To expose FFmpeg as a transformation service, we used three different Python-based web servers—FastAPI, Flask, and a multi-threaded HTTP server. Each implementation was tested under multiple configurations, toggling direct_put (to control upload paths) and fqn (to apply fully qualified object naming).

1. Setup and Configuration

To ensure the benchmark reflects production-like conditions, we ran all tests on a high-performance Kubernetes cluster with ample CPU, memory, and storage capacity.

1.1. System Specs

The benchmark was run on a high-performance AIStore cluster using the following system configuration:

Kubernetes Cluster: 3 bare-metal nodes, each hosting one proxy and one target
Storage: 10 × 9.1 TiB HDDs per target
CPU: 48 cores per node
Memory: 187 GiB per node

1.2. Transformer and Scripts

The transformer and benchmark were implemented using the following components from the AIS ETL repository:

1.3. Dataset

We used the LibriSpeech (500 Hours) dataset, which contains approximately 149,000 .flac audio files. Each file was converted to stereo at 44,100 Hz and saved as .wav.

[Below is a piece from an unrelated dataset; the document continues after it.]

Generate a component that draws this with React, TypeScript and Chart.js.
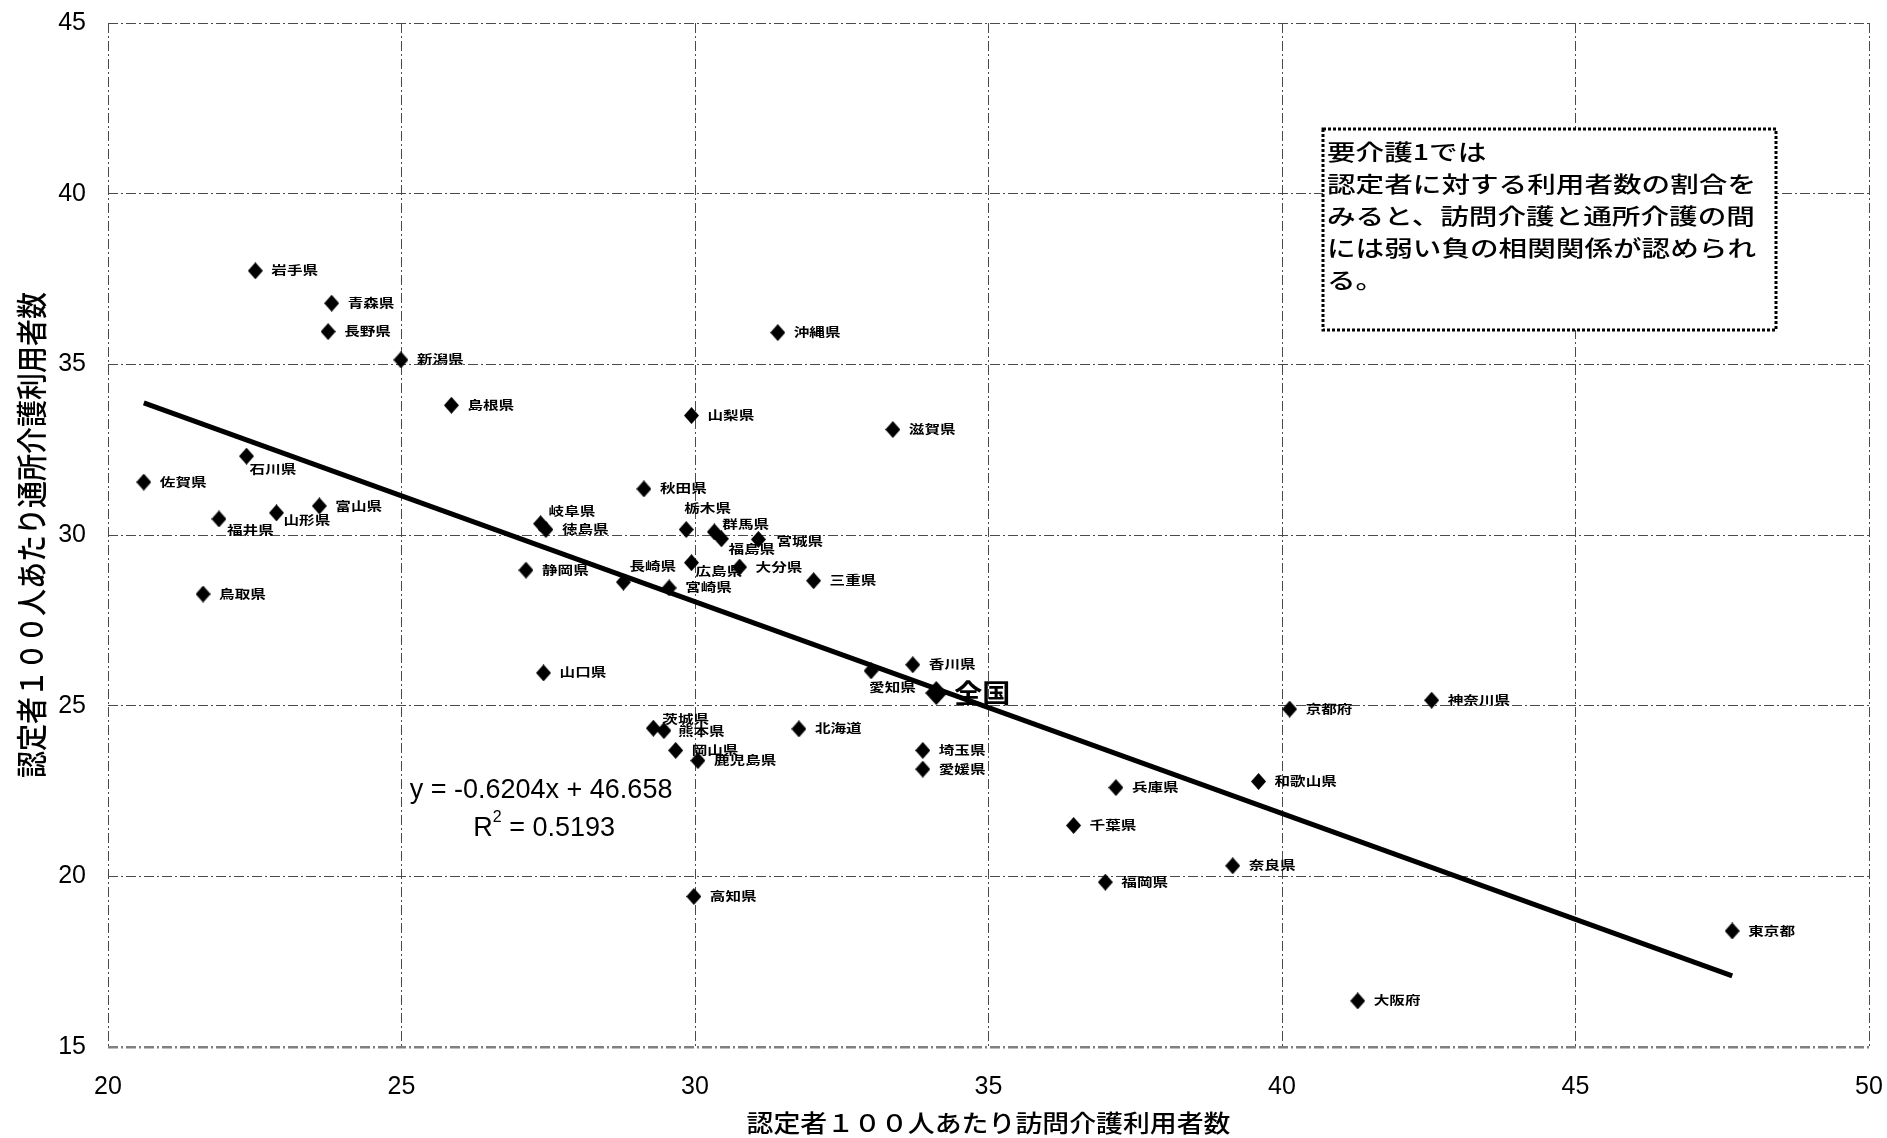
import { useEffect, useRef } from "react";
import { Chart, registerables } from "chart.js";

Chart.register(...registerables);

// Prefecture names with their per-100-certified user counts
const PREFECTURES = [
  "北海道", "青森県", "岩手県", "宮城県", "秋田県", "山形県", "福島県", "茨城県", "栃木県", "群馬県",
  "埼玉県", "千葉県", "東京都", "神奈川県", "新潟県", "富山県", "石川県", "福井県", "山梨県", "長野県",
  "岐阜県", "静岡県", "愛知県", "三重県", "滋賀県", "京都府", "大阪府", "兵庫県", "奈良県", "和歌山県",
  "鳥取県", "島根県", "岡山県", "広島県", "山口県", "徳島県", "香川県", "愛媛県", "高知県", "福岡県",
  "佐賀県", "長崎県", "熊本県", "大分県", "宮崎県", "鹿児島県", "沖縄県",
];

// 訪問介護利用者数 (per 100 certified persons)
const HOME_VISIT = [
  31.77, 23.81, 22.51, 31.08, 29.13, 22.87, 30.45, 29.29, 29.85, 30.33,
  33.88, 36.45, 47.67, 42.55, 24.99, 23.60, 22.36, 21.89, 29.94, 23.75,
  27.37, 27.12, 33.00, 32.02, 33.37, 40.13, 41.29, 37.17, 39.16, 39.60,
  21.62, 25.85, 29.67, 29.94, 27.42, 27.46, 33.71, 33.88, 29.98, 36.99,
  20.61, 28.78, 29.47, 30.76, 29.56, 30.05, 31.41,
];

// 通所介護利用者数 (per 100 certified persons)
const DAY_CARE = [
  24.32, 36.79, 37.74, 29.87, 31.35, 30.65, 29.89, 24.34, 30.16, 30.09,
  23.69, 21.49, 18.40, 25.16, 35.13, 30.85, 32.31, 30.47, 33.50, 35.96,
  30.33, 28.97, 26.02, 28.66, 33.09, 24.90, 16.35, 22.60, 20.31, 22.78,
  28.27, 33.80, 23.69, 29.19, 25.96, 30.16, 26.20, 23.14, 19.41, 19.83,
  31.55, 28.62, 24.27, 29.06, 28.45, 23.39, 35.93,
];

const NATIONAL_NAME = "全国";
const NATIONAL_HOME_VISIT = [34.11];
const NATIONAL_DAY_CARE = [25.37];

const X_TICKS = [20, 25, 30, 35, 40, 45, 50];
const Y_TICKS = [15, 20, 25, 30, 35, 40, 45];

const TREND_SLOPE = -0.6204;
const TREND_INTERCEPT = 46.658;
const R_SQUARED = "0.5193";

const X_TITLE = "認定者１００人あたり訪問介護利用者数";
const Y_TITLE = "認定者１００人あたり通所介護利用者数";

const NOTE_LINES = [
  "要介護1では",
  "認定者に対する利用者数の割合を",
  "みると、訪問介護と通所介護の間",
  "には弱い負の相関関係が認められ",
  "る。",
];

// label placement tweaks (pixels from the marker centre); default is to the right
const LABEL_OFFSETS: Record<string, [number, number]> = {
  "石川県": [3, 13],
  "山形県": [7, 8],
  "福井県": [8, 11],
  "岐阜県": [8, -12],
  "長崎県": [6, -16],
  "栃木県": [-2, -21],
  "群馬県": [8, -7],
  "福島県": [7, 11],
  "広島県": [4, 9],
  "愛知県": [-2, 17],
  "茨城県": [9, -9],
  "熊本県": [14, 1],
  "宮城県": [18, 2],
};

const JP = "'Noto Sans CJK JP', 'Noto Sans CJK SC', sans-serif";
const LATIN = "'Liberation Sans', Arial, sans-serif";

function diamond(w: number, h: number): HTMLCanvasElement {
  const c = document.createElement("canvas");
  c.width = w;
  c.height = h;
  const g = c.getContext("2d")!;
  g.fillStyle = "#000";
  g.beginPath();
  g.moveTo(w / 2, 0);
  g.lineTo(w, h / 2);
  g.lineTo(w / 2, h);
  g.lineTo(0, h / 2);
  g.closePath();
  g.fill();
  return c;
}

function drawText(
  ctx: CanvasRenderingContext2D,
  text: string,
  x: number,
  y: number,
  font: string,
  sx = 1,
  align: CanvasTextAlign = "left"
) {
  ctx.save();
  ctx.translate(x, y);
  ctx.scale(sx, 1);
  ctx.font = font;
  ctx.textAlign = align;
  ctx.textBaseline = "middle";
  ctx.fillStyle = "#000";
  ctx.fillText(text, 0, 0);
  ctx.restore();
}

const annotationPlugin = {
  id: "prefAnnotations",
  afterDatasetsDraw(chart: any) {
    const ctx: CanvasRenderingContext2D = chart.ctx;
    const xs = chart.scales.x;
    const ys = chart.scales.y;

    // prefecture labels
    const meta = chart.getDatasetMeta(1);
    meta.data.forEach((el: any, i: number) => {
      const name = PREFECTURES[i];
      const [dx, dy] = LABEL_OFFSETS[name] ?? [16, 0];
      drawText(ctx, name, el.x + dx, el.y + dy, `bold 12px ${JP}`, 1.3);
    });

    // national average label
    const nat = chart.getDatasetMeta(2).data[0];
    if (nat) drawText(ctx, NATIONAL_NAME, nat.x + 18, nat.y, `bold 26px ${JP}`, 1.08);

    // regression equation
    const eqX = xs.getPixelForValue(25.14);
    const eqY = ys.getPixelForValue(22.51);
    const sign = TREND_SLOPE < 0 ? "-" : "+";
    drawText(
      ctx,
      `y = ${sign}${Math.abs(TREND_SLOPE)}x + ${TREND_INTERCEPT}`,
      eqX,
      eqY,
      `27px ${LATIN}`
    );

    // R squared, centred below the equation
    const rcx = xs.getPixelForValue(27.43);
    const rcy = ys.getPixelForValue(21.39);
    ctx.save();
    ctx.font = `27px ${LATIN}`;
    const wR = ctx.measureText("R").width;
    const wRest = ctx.measureText(` = ${R_SQUARED}`).width;
    ctx.font = `16px ${LATIN}`;
    const w2 = ctx.measureText("2").width;
    ctx.restore();
    const startX = rcx - (wR + w2 + wRest) / 2;
    drawText(ctx, "R", startX, rcy, `27px ${LATIN}`);
    drawText(ctx, "2", startX + wR, rcy - 11, `16px ${LATIN}`);
    drawText(ctx, ` = ${R_SQUARED}`, startX + wR + w2, rcy, `27px ${LATIN}`);

    // note box
    const bx0 = Math.round(xs.getPixelForValue(40.7));
    const bx1 = Math.round(xs.getPixelForValue(48.42));
    const by0 = Math.round(ys.getPixelForValue(41.88));
    const by1 = Math.round(ys.getPixelForValue(36.0));
    ctx.save();
    ctx.fillStyle = "#fff";
    ctx.fillRect(bx0, by0, bx1 - bx0, by1 - by0);
    ctx.strokeStyle = "#000";
    ctx.lineWidth = 3;
    ctx.setLineDash([3, 2]);
    ctx.strokeRect(bx0, by0, bx1 - bx0, by1 - by0);
    ctx.restore();
    NOTE_LINES.forEach((line, i) => {
      drawText(ctx, line, bx0 + 4, by0 + 23 + i * 32, `500 22px ${JP}`, 1.3);
    });
  },
  afterDraw(chart: any) {
    const ctx: CanvasRenderingContext2D = chart.ctx;
    const area = chart.chartArea;
    // x axis title
    drawText(ctx, X_TITLE, (area.left + area.right) / 2, 1123, `500 24px ${JP}`, 1.12, "center");
    // y axis title (rotated)
    ctx.save();
    ctx.translate(31, (area.top + area.bottom) / 2);
    ctx.rotate(-Math.PI / 2);
    ctx.scale(1, 1.15);
    ctx.font = `500 27px ${JP}`;
    ctx.textAlign = "center";
    ctx.textBaseline = "middle";
    ctx.fillStyle = "#000";
    ctx.fillText(Y_TITLE, 0, 0);
    ctx.restore();
  },
};

export default function App() {
  const canvasRef = useRef<HTMLCanvasElement | null>(null);

  useEffect(() => {
    const canvas = canvasRef.current;
    if (!canvas) return;

    const xMin = Math.min(...HOME_VISIT);
    const xMax = Math.max(...HOME_VISIT);
    const trend = [
      { x: xMin, y: TREND_SLOPE * xMin + TREND_INTERCEPT },
      { x: xMax, y: TREND_SLOPE * xMax + TREND_INTERCEPT },
    ];

    const prefPoints = PREFECTURES.map((_, i) => ({ x: HOME_VISIT[i], y: DAY_CARE[i] }));
    const natPoints = NATIONAL_HOME_VISIT.map((x, i) => ({ x, y: NATIONAL_DAY_CARE[i] }));

    const tickFont = { family: LATIN, size: 25 };
    const gridColor = (c: any) => (c.tick && c.tick.value === 15 ? "#808080" : "#4a4a4a");
    const gridWidth = (c: any) => (c.tick && c.tick.value === 15 ? 2.5 : 1);

    const chart = new Chart(canvas, {
      type: "scatter",
      data: {
        datasets: [
          {
            type: "line",
            label: "trend",
            data: trend,
            borderColor: "#000",
            borderWidth: 5,
            pointRadius: 0,
            fill: false,
            order: 0,
          },
          {
            label: "prefectures",
            data: prefPoints,
            pointStyle: diamond(15, 17) as any,
            backgroundColor: "#000",
            borderColor: "#000",
            order: 1,
          },
          {
            label: "national",
            data: natPoints,
            pointStyle: diamond(22, 24) as any,
            backgroundColor: "#000",
            borderColor: "#000",
            order: 1,
          },
        ],
      },
      options: {
        responsive: false,
        animation: false,
        events: [],
        layout: { autoPadding: false, padding: { left: 0, top: 23, right: 18, bottom: 0 } },
        plugins: {
          legend: { display: false },
          tooltip: { enabled: false },
          title: { display: false },
        },
        scales: {
          x: {
            type: "linear",
            min: 20,
            max: 50,
            afterBuildTicks: (s: any) => {
              s.ticks = X_TICKS.map((v) => ({ value: v }));
            },
            afterFit: (s: any) => {
              s.height = 91;
              s.paddingLeft = 0;
              s.paddingRight = 0;
              s.paddingTop = 0;
              s.paddingBottom = 0;
            },
            ticks: { padding: 25, font: tickFont, color: "#000", maxRotation: 0 },
            grid: { color: gridColor, lineWidth: 1, drawTicks: false },
            border: { display: false, dash: [10, 3, 2, 3] },
          },
          y: {
            type: "linear",
            min: 15,
            max: 45,
            afterBuildTicks: (s: any) => {
              s.ticks = Y_TICKS.map((v) => ({ value: v }));
            },
            afterFit: (s: any) => {
              s.width = 108;
              s.paddingLeft = 0;
              s.paddingRight = 0;
              s.paddingTop = 0;
              s.paddingBottom = 0;
            },
            ticks: { padding: 22, font: tickFont, color: "#000" },
            grid: { color: gridColor, lineWidth: gridWidth, drawTicks: false },
            border: { display: false, dash: [10, 3, 2, 3] },
          },
        },
      } as any,
      plugins: [annotationPlugin],
    });

    return () => chart.destroy();
  }, []);

  return (
    <div
      style={{
        position: "fixed",
        left: 0,
        top: 0,
        width: 1887,
        height: 1138,
        background: "#fff",
      }}
    >
      <canvas ref={canvasRef} width={1887} height={1138} style={{ display: "block" }} />
    </div>
  );
}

2. Baseline: Client-Side Transformation

Before diving into AIStore-based benchmarks, it’s helpful to understand the baseline: how long would this transformation take using traditional methods?

In typical object storage workflows, data preprocessing happens on client machines—data is pulled, processed locally, then uploaded back. We replicated this using a client machine with specs identical to the cluster nodes and ran the transformation with 24 threads.

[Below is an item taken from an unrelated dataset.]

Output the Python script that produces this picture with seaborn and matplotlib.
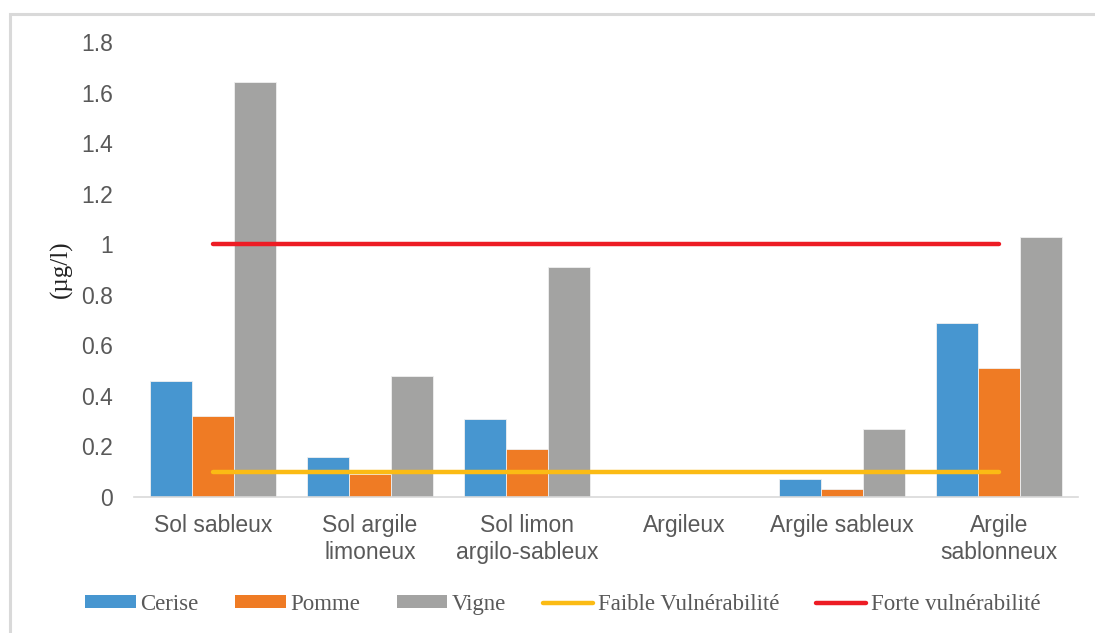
import numpy as np
import pandas as pd
import matplotlib
matplotlib.use("Agg")
import matplotlib.pyplot as plt
import seaborn as sns
from matplotlib.patches import Rectangle, Patch
from matplotlib.lines import Line2D

# Soil types (x categories)
sols = ["Sol sableux", "Sol argile\nlimoneux", "Sol limon\nargilo-sableux",
        "Argileux", "Argile sableux", "Argile\nsablonneux"]

# Concentrations per crop (µg/l)
cerise = [0.46, 0.16, 0.31, 0.0, 0.07, 0.69]
pomme = [0.32, 0.09, 0.19, 0.0, 0.03, 0.51]
vigne = [1.64, 0.48, 0.91, 0.0, 0.27, 1.03]

# Vulnerability thresholds (µg/l)
seuil_faible = 0.1
seuil_forte = 1.0

y_ticks = [0, 0.2, 0.4, 0.6, 0.8, 1, 1.2, 1.4, 1.6, 1.8]
y_tick_labels = ["0", "0.2", "0.4", "0.6", "0.8", "1", "1.2", "1.4", "1.6", "1.8"]

cultures = ["Cerise", "Pomme", "Vigne"]
couleurs = {"Cerise": "#4796D0", "Pomme": "#EF7B24", "Vigne": "#A3A3A2"}
c_faible = "#FBBB14"
c_forte = "#ED1C24"
gris_texte = "#595959"

df = pd.DataFrame({
    "sol": sols * 3,
    "culture": np.repeat(cultures, len(sols)),
    "valeur": cerise + pomme + vigne,
})

sns.set_theme(style="white")
plt.rcParams["font.family"] = ["Liberation Sans", "DejaVu Sans"]

fig = plt.figure(figsize=(10.95, 6.33), dpi=100)
ax = fig.add_axes([0.1224, 0.2148, 0.8621, 0.7188])

sns.barplot(data=df, x="sol", y="valeur", hue="culture", order=sols,
            hue_order=cultures, palette=couleurs, width=0.8, dodge=True,
            edgecolor="#f0f0f0", linewidth=0.6, saturation=1, ax=ax,
            legend=False)

pos = np.arange(len(sols))
ax.plot(pos, [seuil_faible] * len(sols), color=c_faible, lw=3.2,
        solid_capstyle="round", zorder=4)
ax.plot(pos, [seuil_forte] * len(sols), color=c_forte, lw=3.2,
        solid_capstyle="round", zorder=4)

ax.set_xlim(-0.5, len(sols) - 0.5)
ax.set_ylim(0, 1.8)
ax.set_yticks(y_ticks)
ax.set_yticklabels(y_tick_labels)
ax.tick_params(axis="y", length=0, pad=15, labelsize=16.5, labelcolor=gris_texte)
ax.tick_params(axis="x", length=0, pad=12, labelsize=16.5, labelcolor=gris_texte)
for lab in ax.get_xticklabels():
    lab.set_linespacing(1.22)
ax.set_xlabel("")
ax.set_ylabel("(µg/l)", fontsize=18, family=["Liberation Serif", "DejaVu Serif"],
              color="#222222", labelpad=6)

for s in ["top", "right", "left"]:
    ax.spines[s].set_visible(False)
ax.spines["bottom"].set_color("#d9d9d9")
ax.spines["bottom"].set_linewidth(1.2)

handles = [Patch(facecolor=couleurs[c], edgecolor="none") for c in cultures]
handles += [Line2D([], [], color=c_faible, lw=3.2, solid_capstyle="round"),
            Line2D([], [], color=c_forte, lw=3.2, solid_capstyle="round")]
labels = cultures + ["Faible Vulnérabilité", "Forte vulnérabilité"]
leg = fig.legend(handles, labels, loc="center", bbox_to_anchor=(0.514, 0.045),
                 ncol=5, frameon=False, handlelength=2.2, handleheight=0.5,
                 handletextpad=0.2, columnspacing=1.6,
                 prop={"family": ["Liberation Serif", "DejaVu Serif"], "size": 16.5})
for t in leg.get_texts():
    t.set_color(gris_texte)

# Light frame around the chart area
fig.patches.append(Rectangle((10 / 1095, -0.1), 1.2, 1 - 14 / 633 + 0.1,
                             transform=fig.transFigure, fill=False,
                             edgecolor="#d9d9d9", linewidth=2.2, zorder=0))

fig.savefig("out.png", dpi=100, facecolor="white")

Total time: 2 hours 15 minutes 6 seconds
Local Benchmark Script

3. AIStore ETL Benchmarks

With the baseline in place, we turned to benchmarking server-side transformation using AIStore ETL. We tested all three web servers—FastAPI, Flask, and HTTP—across multiple combinations of:

Communication protocols: HPUSH, HPULL, WebSocket
fqn enabled/disabled: Whether to fully qualify object names
direct_put enabled/disabled: Whether the transformer directly writes back to the target bucket

Each configuration was measured for total transformation time.

3.1. Results Summary

The following chart summarizes performance across the different configurations:

benchmark

Webserver	Communication Type	FQN	Direct Put	Seconds
fastapi	ws	fqn	True	218.541
flask	hpush	fqn	False	258.171
flask	hpull	fqn	False	258.868
fastapi	hpush		True	259.963
fastapi	hpush	fqn	True	260.094
flask	hpull	fqn	True	261.366
flask	hpush	fqn	True	261.658
fastapi	hpush		False	262.539
fastapi	hpull	fqn	True	262.666
fastapi	hpull	fqn	False	263.526
fastapi	hpush	fqn	False	266.175
flask	hpush		False	270.632
fastapi	hpull		True	270.923
flask	hpush		True	272.426
flask	hpull		False	275.475
fastapi	hpull		False	277.491
flask	hpull		True	277.512
fastapi	ws	fqn	True	298.657
http	hpush		False	419.697
http	hpull	fqn	False	441.644
http	hpush	fqn	False	444.687
http	hpush		True	636.434
http	hpush	fqn	True	652.89
http	hpull		False	906.59
http	hpull		True	1070.84

4. Performance Insights

The best-performing configuration—FastAPI using WebSocket, with fqn and direct_put enabled—completed the entire job in just 3 minutes 39 seconds.

This marks a ~35× speedup compared to the client-side baseline, where the same workload took over 2 hours to finish.

⚠️ Caveat: The baseline was run on a single client machine, while the AIStore benchmark used a 3-node cluster. This is not a 1:1 hardware comparison—but that’s exactly the point. AIStore ETL is built to scale horizontally. Client-side processing, even on powerful machines, hits I/O and CPU limits quickly. In contrast, AIStore parallelizes the workload across all available nodes.

Beyond raw speed, AIStore ETL eliminates unnecessary data movement, reduces client-side compute costs, and simplifies pipeline management. As the cluster size grows, performance scales linearly with added nodes/disks, offering even greater throughput potential.